Song From The Forest Soundtrack
A Documentary Film by Michael Obert. Selected Recordings of Bayaka Music by Louis Sarno.
GERMANY GRUENREKORDER Gruen 150 CD (2014)
Need an interesting solution to the problem of market saturation? Try marketing your charming recordings of an African tribe and their wild locality not as ‘World Music’ but as the soundtrack to a film about… a white American gone native. Add a varnished cover, fit for a mid-budget Hollywood project, copious and illuminating annotation along with rich illustration and bingo: something to compete with the eye-catching graphic design and oddball eccentricity of labels like Sublime Frequencies and Nonesuch Explorer.
I’m making this sound far more cynical than it actually is of course, and it’s purely a result of my own petty envy at the remarkable life experience of said American, the recording artist and film subject Louis Sarno, who tracked down the Bayaka pygmies after hearing them on the radio, then went on to become the only outsider (let alone westerner) to be inducted into the tribe. Since then he has amassed over 1500 hours of recordings, including rituals, musical performances and more personal mementos. His insider’s view might be seen as endowing ‘authenticity’, but it’s one with which we can identify from afar, given our awareness of issues such as poaching and land encroachment around the world.
In many senses these recordings – captured over the past thirty years of Sarno’s tribal residence – depict a disappearing world: that of the environment violated by greed, but also of the microcosm of tradition within the tribe itself. Several performances contain feature instruments or styles moribund (‘Geedal’), merely remembered (‘The Flutes We Hear No More’) or somewhat degenerated in the passing of time (‘Ye-yi Greeting’).

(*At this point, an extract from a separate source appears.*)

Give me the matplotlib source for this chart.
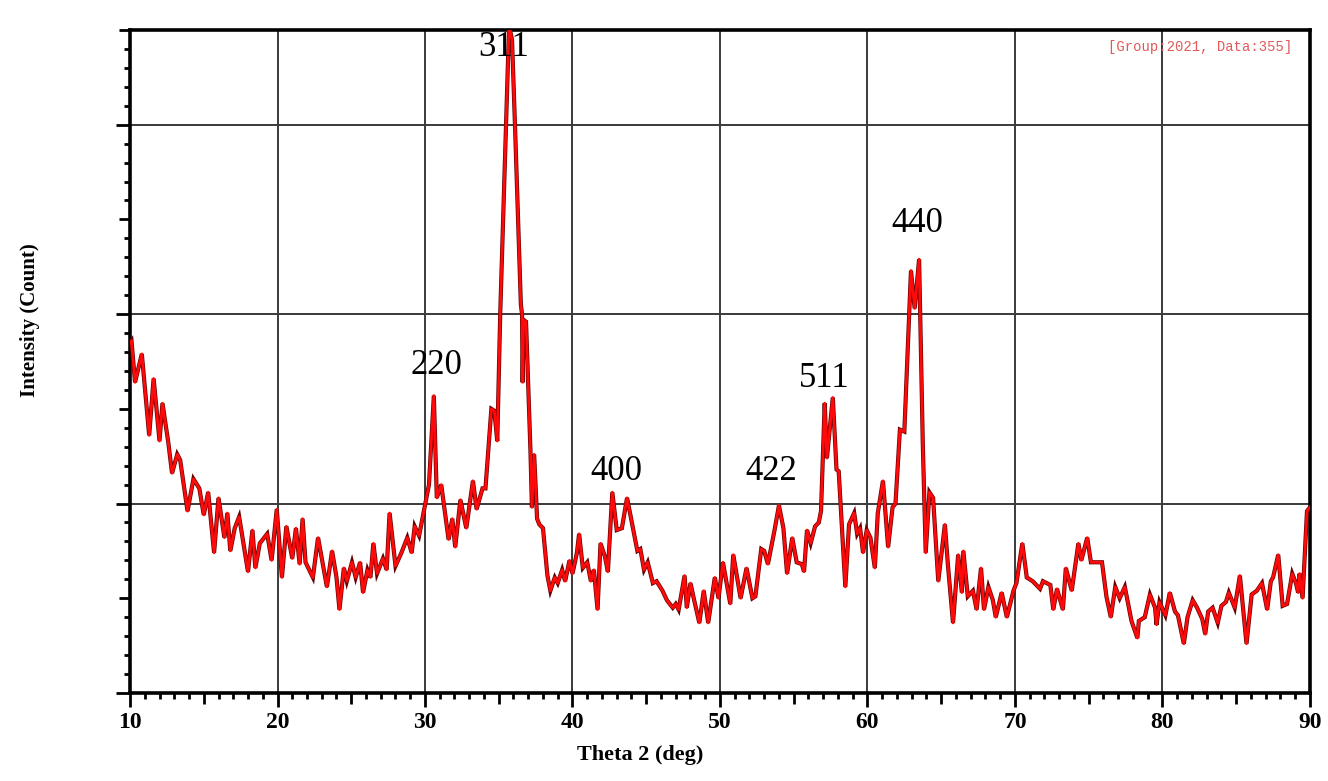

Several juxtapose the human voice with the sounds of birdcalls, insects chirping and buzzing to highlight the immediacy of the environment for tribal life. Sound quality is mostly crisp, thanks to Mr. Sarno’s many hours of recording practice.
Most remarkable perhaps are rhythm-driven performances like ‘Earth Bow’ – a device consisting of a sapling bent over a hole, which delivers the kind of deep, resonant twang techno producers go crazy for – as well as on the tree and water drums (fairly self-explanatory designations), in the latter of which Sarno flags up the rhythmic superiority of the female drummers (it being one of the few instruments women are permitted to play), raising a gender-political message that has a more vocal outlet in ‘Lingboku Celebration’ – a song satirising male conservativeness, which is notable for its sexual explicitness.
Being the subject of the film, it’s fitting that Sarno gets to tell his own story halfway through. And quite a story it is: he relates the vivid sights, sounds, smells and tastes (the idea of raw honey is making me ravenous) he has encountered in the forest, all of which seem to electrify the senses as much as our Tesco and Primark-homogenised culture dulls ours. I suppose it’s rather easy to romanticise such things though. Louis Sarno found a life changing experience at the end of his quest, while Colonel Kurtz found ‘the horror’. We all have our own calling – not necessarily as colourful or adventurous as Sarno’s – but dispatches such as this [1. Including the film I’ve yet to see.] might at least embolden us to pay heed that there is a world elsewhere.